──────── GIVEN INFORMATION ────────

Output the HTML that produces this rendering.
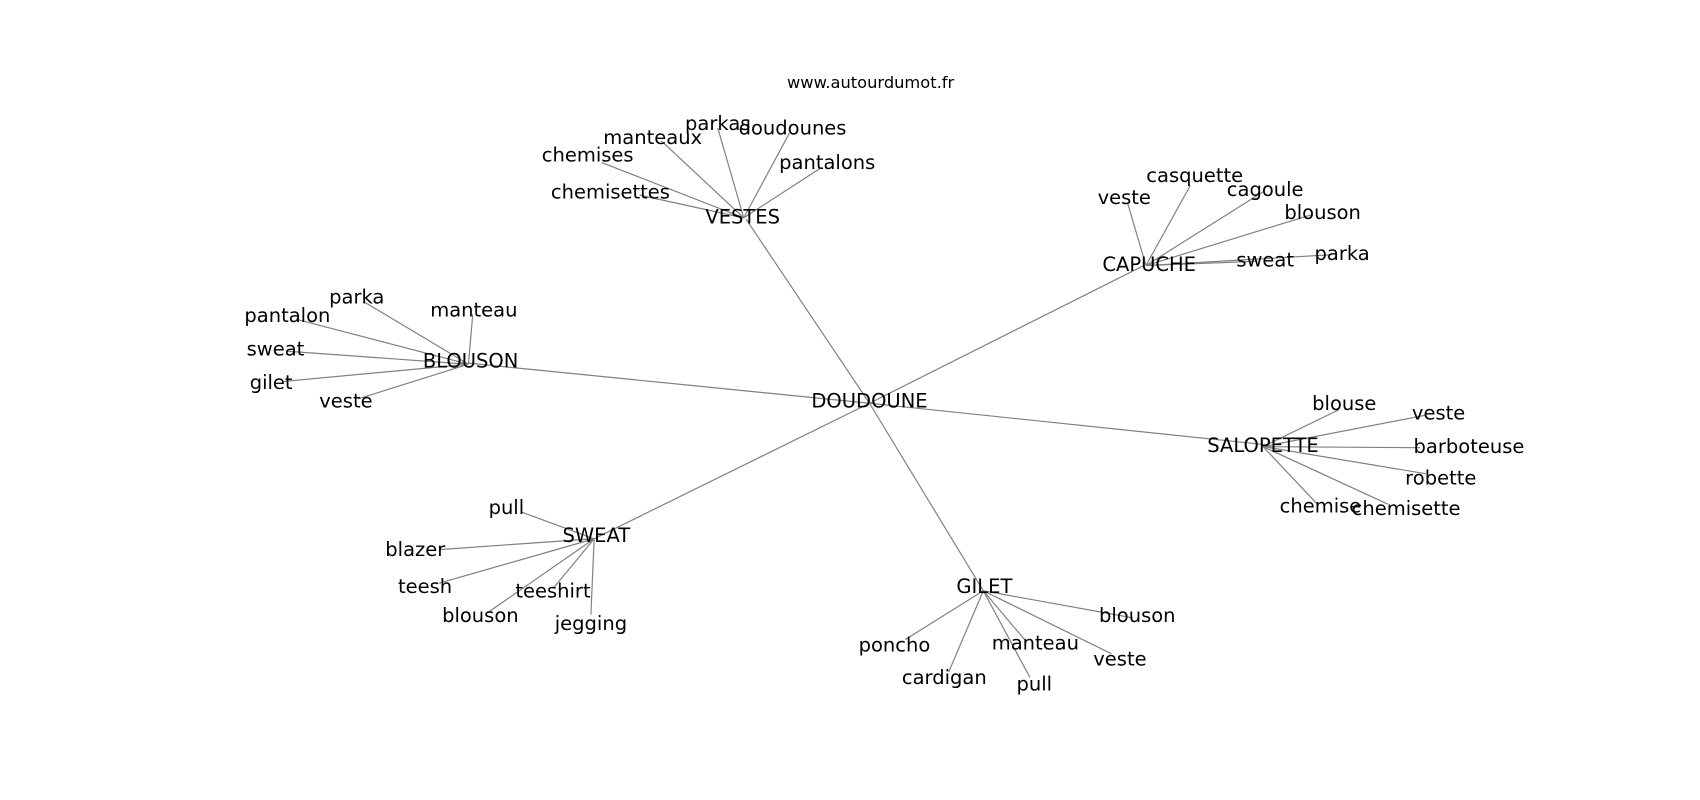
<!DOCTYPE html>
<html><head><meta charset="utf-8"><style>
html,body{margin:0;padding:0;background:#fff;width:1700px;height:800px;overflow:hidden}
text{font-family:"DejaVu Sans","Liberation Sans",sans-serif;font-size:18px;fill:#000;text-anchor:middle;dominant-baseline:central}
line{stroke:#808080;stroke-width:1.1}
</style></head><body>
<svg width="1700" height="800" viewBox="0 0 1568 738" xmlns="http://www.w3.org/2000/svg">
<g>
<line x1="802" y1="372" x2="688" y2="202"/>
<line x1="802" y1="372" x2="1055" y2="245"/>
<line x1="802" y1="372" x2="432" y2="335"/>
<line x1="802" y1="372" x2="1165" y2="410"/>
<line x1="802" y1="372" x2="548" y2="497"/>
<line x1="802" y1="372" x2="907" y2="545"/>
<line x1="686" y1="201" x2="590" y2="180"/>
<line x1="686" y1="201" x2="555" y2="150"/>
<line x1="686" y1="201" x2="610" y2="130"/>
<line x1="686" y1="201" x2="662" y2="118"/>
<line x1="686" y1="201" x2="728" y2="123"/>
<line x1="686" y1="201" x2="757" y2="155"/>
<line x1="1057" y1="245" x2="1040" y2="187"/>
<line x1="1057" y1="245" x2="1098" y2="171"/>
<line x1="1057" y1="245" x2="1165" y2="177"/>
<line x1="1057" y1="245" x2="1210" y2="198"/>
<line x1="1057" y1="245" x2="1160" y2="241"/>
<line x1="1057" y1="245" x2="1228" y2="235"/>
<line x1="432" y1="336" x2="335" y2="278"/>
<line x1="432" y1="336" x2="436" y2="290"/>
<line x1="432" y1="336" x2="275" y2="295"/>
<line x1="432" y1="336" x2="265" y2="324"/>
<line x1="432" y1="336" x2="260" y2="352"/>
<line x1="432" y1="336" x2="330" y2="368"/>
<line x1="1165" y1="412" x2="1235" y2="378"/>
<line x1="1165" y1="412" x2="1315" y2="383"/>
<line x1="1165" y1="412" x2="1310" y2="413"/>
<line x1="1165" y1="412" x2="1315" y2="437"/>
<line x1="1165" y1="412" x2="1215" y2="465"/>
<line x1="1165" y1="412" x2="1280" y2="465"/>
<line x1="548" y1="497" x2="480" y2="472"/>
<line x1="548" y1="497" x2="405" y2="507"/>
<line x1="548" y1="497" x2="405" y2="538"/>
<line x1="548" y1="497" x2="510" y2="543"/>
<line x1="548" y1="497" x2="450" y2="565"/>
<line x1="548" y1="497" x2="545" y2="567"/>
<line x1="907" y1="545" x2="835" y2="590"/>
<line x1="907" y1="545" x2="875" y2="620"/>
<line x1="907" y1="545" x2="945" y2="590"/>
<line x1="907" y1="545" x2="950" y2="625"/>
<line x1="907" y1="545" x2="1025" y2="603"/>
<line x1="907" y1="545" x2="1045" y2="570"/>
</g>
<text x="803" y="76" style="font-size:15px">www.autourdumot.fr</text>
<text x="802" y="370">DOUDOUNE</text>
<text x="685" y="200">VESTES</text>
<text x="1060" y="244">CAPUCHE</text>
<text x="434" y="333">BLOUSON</text>
<text x="1165" y="411">SALOPETTE</text>
<text x="550" y="494">SWEAT</text>
<text x="908" y="541">GILET</text>

<text x="563" y="177">chemisettes</text>
<text x="542" y="143">chemises</text>
<text x="602" y="127">manteaux</text>
<text x="662" y="114">parkas</text>
<text x="731" y="118">doudounes</text>
<text x="763" y="150">pantalons</text>

<text x="1037" y="182">veste</text>
<text x="1102" y="162">casquette</text>
<text x="1167" y="175">cagoule</text>
<text x="1220" y="196">blouson</text>
<text x="1167" y="240">sweat</text>
<text x="1238" y="234">parka</text>

<text x="329" y="274">parka</text>
<text x="437" y="286">manteau</text>
<text x="265" y="291">pantalon</text>
<text x="254" y="322">sweat</text>
<text x="250" y="353">gilet</text>
<text x="319" y="370">veste</text>

<text x="1240" y="372">blouse</text>
<text x="1327" y="381">veste</text>
<text x="1355" y="412">barboteuse</text>
<text x="1329" y="441">robette</text>
<text x="1218" y="467">chemise</text>
<text x="1297" y="469">chemisette</text>

<text x="467" y="468">pull</text>
<text x="383" y="507">blazer</text>
<text x="392" y="541">teesh</text>
<text x="510" y="545">teeshirt</text>
<text x="443" y="568">blouson</text>
<text x="545" y="575">jegging</text>

<text x="825" y="595">poncho</text>
<text x="871" y="625">cardigan</text>
<text x="955" y="593">manteau</text>
<text x="954" y="631">pull</text>
<text x="1033" y="608">veste</text>
<text x="1049" y="568">blouson</text>
</svg>
</body></html>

────────

Copy out the data above exactly, except the pictures.

Output the HTML that produces this rendering.
<!DOCTYPE html>
<html><head><meta charset="utf-8"><style>
html,body{margin:0;padding:0;background:#fff;width:1700px;height:800px;overflow:hidden}
text{font-family:"DejaVu Sans","Liberation Sans",sans-serif;font-size:18px;fill:#000;text-anchor:middle;dominant-baseline:central}
line{stroke:#808080;stroke-width:1.1}
</style></head><body>
<svg width="1700" height="800" viewBox="0 0 1568 738" xmlns="http://www.w3.org/2000/svg">
<g>
<line x1="802" y1="372" x2="688" y2="202"/>
<line x1="802" y1="372" x2="1055" y2="245"/>
<line x1="802" y1="372" x2="432" y2="335"/>
<line x1="802" y1="372" x2="1165" y2="410"/>
<line x1="802" y1="372" x2="548" y2="497"/>
<line x1="802" y1="372" x2="907" y2="545"/>
<line x1="686" y1="201" x2="590" y2="180"/>
<line x1="686" y1="201" x2="555" y2="150"/>
<line x1="686" y1="201" x2="610" y2="130"/>
<line x1="686" y1="201" x2="662" y2="118"/>
<line x1="686" y1="201" x2="728" y2="123"/>
<line x1="686" y1="201" x2="757" y2="155"/>
<line x1="1057" y1="245" x2="1040" y2="187"/>
<line x1="1057" y1="245" x2="1098" y2="171"/>
<line x1="1057" y1="245" x2="1165" y2="177"/>
<line x1="1057" y1="245" x2="1210" y2="198"/>
<line x1="1057" y1="245" x2="1160" y2="241"/>
<line x1="1057" y1="245" x2="1228" y2="235"/>
<line x1="432" y1="336" x2="335" y2="278"/>
<line x1="432" y1="336" x2="436" y2="290"/>
<line x1="432" y1="336" x2="275" y2="295"/>
<line x1="432" y1="336" x2="265" y2="324"/>
<line x1="432" y1="336" x2="260" y2="352"/>
<line x1="432" y1="336" x2="330" y2="368"/>
<line x1="1165" y1="412" x2="1235" y2="378"/>
<line x1="1165" y1="412" x2="1315" y2="383"/>
<line x1="1165" y1="412" x2="1310" y2="413"/>
<line x1="1165" y1="412" x2="1315" y2="437"/>
<line x1="1165" y1="412" x2="1215" y2="465"/>
<line x1="1165" y1="412" x2="1280" y2="465"/>
<line x1="548" y1="497" x2="480" y2="472"/>
<line x1="548" y1="497" x2="405" y2="507"/>
<line x1="548" y1="497" x2="405" y2="538"/>
<line x1="548" y1="497" x2="510" y2="543"/>
<line x1="548" y1="497" x2="450" y2="565"/>
<line x1="548" y1="497" x2="545" y2="567"/>
<line x1="907" y1="545" x2="835" y2="590"/>
<line x1="907" y1="545" x2="875" y2="620"/>
<line x1="907" y1="545" x2="945" y2="590"/>
<line x1="907" y1="545" x2="950" y2="625"/>
<line x1="907" y1="545" x2="1025" y2="603"/>
<line x1="907" y1="545" x2="1045" y2="570"/>
</g>
<text x="803" y="76" style="font-size:15px">www.autourdumot.fr</text>
<text x="802" y="370">DOUDOUNE</text>
<text x="685" y="200">VESTES</text>
<text x="1060" y="244">CAPUCHE</text>
<text x="434" y="333">BLOUSON</text>
<text x="1165" y="411">SALOPETTE</text>
<text x="550" y="494">SWEAT</text>
<text x="908" y="541">GILET</text>

<text x="563" y="177">chemisettes</text>
<text x="542" y="143">chemises</text>
<text x="602" y="127">manteaux</text>
<text x="662" y="114">parkas</text>
<text x="731" y="118">doudounes</text>
<text x="763" y="150">pantalons</text>

<text x="1037" y="182">veste</text>
<text x="1102" y="162">casquette</text>
<text x="1167" y="175">cagoule</text>
<text x="1220" y="196">blouson</text>
<text x="1167" y="240">sweat</text>
<text x="1238" y="234">parka</text>

<text x="329" y="274">parka</text>
<text x="437" y="286">manteau</text>
<text x="265" y="291">pantalon</text>
<text x="254" y="322">sweat</text>
<text x="250" y="353">gilet</text>
<text x="319" y="370">veste</text>

<text x="1240" y="372">blouse</text>
<text x="1327" y="381">veste</text>
<text x="1355" y="412">barboteuse</text>
<text x="1329" y="441">robette</text>
<text x="1218" y="467">chemise</text>
<text x="1297" y="469">chemisette</text>

<text x="467" y="468">pull</text>
<text x="383" y="507">blazer</text>
<text x="392" y="541">teesh</text>
<text x="510" y="545">teeshirt</text>
<text x="443" y="568">blouson</text>
<text x="545" y="575">jegging</text>

<text x="825" y="595">poncho</text>
<text x="871" y="625">cardigan</text>
<text x="955" y="593">manteau</text>
<text x="954" y="631">pull</text>
<text x="1033" y="608">veste</text>
<text x="1049" y="568">blouson</text>
</svg>
</body></html>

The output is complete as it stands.